The city’s gun buyback ran out of money on Saturday.
All $8,000 in cash supplied by the Evanston Community Foundation to buy back guns went out the door, while 54 firearms, 44 BB and airsoft guns as well as multiple boxes of ammunition came in the door from 53 residents of Evanston, Skokie and the north side of Chicago.
Carolyn Murray, an Evanston activist against gun violence, called the event bittersweet.
“I’m happy the turnout was great, but sad we ran out of money,” she said. “We need to fundraise more.”
Last year’s gun buyback collected a total of 53 guns including BB and airsoft guns, said Evanston Police Department Sgt. Chelsea Brown.

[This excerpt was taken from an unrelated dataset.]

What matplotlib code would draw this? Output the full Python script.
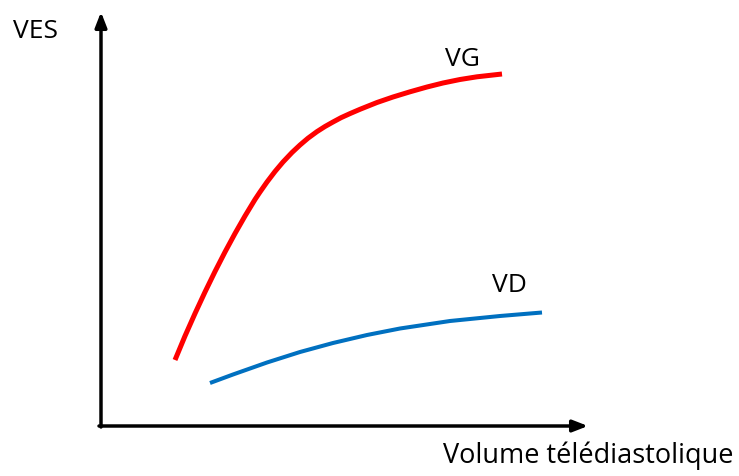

EPD paid participants $125 per gun and $30 for ammunition, BB and airsoft guns. Even after the police ran out of cash, four people turned in their guns at Mount Zion Baptist Church, and received vouchers for repayment they can exchange for cash at the City Clerk’s Office.
BB guns and airsoft guns are included in the program because they are sometimes disguised as real guns to commit crimes, Brown explained.
The city hosts gun buybacks to let community members rid their homes of unwanted weapons with no questions asked. No one is arrested for turning in guns.
After the collection, EPD inventories the weapons, runs the guns’ serial numbers through a trace system and then has the guns destroyed. None of the guns submitted were connected to a crime, according to Brown, but a couple of guns had serial numbers that were rusted out and unidentifiable.
The city’s gun buyback took place during a sorrowful week. There were two anniversaries of deadly shootings. A year ago on Nov. 28 five teens were shot on the 1900 block of Green Bay Road. Carl Dennison, 17, died at the scene. The next day, Nov. 29, marked the 10-year anniversary of the death of Carolyn Murray’s son Justin.
The 10th Annual Interfaith Vigil for All Victims of Gun Violence will be held from 3 to 4 p.m. Sunday, Dec. 11, at Beth Emet The Free Synagogue, 1224 Dempster St.
Murray said she thinks gun violence is getting worse in the community. She hears gunshots near her home in the Fifth Ward every night, she said.
The city’s Youth Advisory Committee held its first Youth Town Hall in November. Many of the students shared their concerns about gun violence at Evanston Township High School. Shortly before that town hall, an ETHS student was arrested for bringing a gun to school.
Many city events have featured passionate discussions about gun violence in the city and among the youth.
Evanston’s Moms Demand Action for Gun Sense in America held a town hall last week. Panelists at the town hall explained that Black Evanstonians are most at risk. Evanston’s Black community has a shooting victimization rate more than 30 times higher than white residents, according to Moms Demand Action.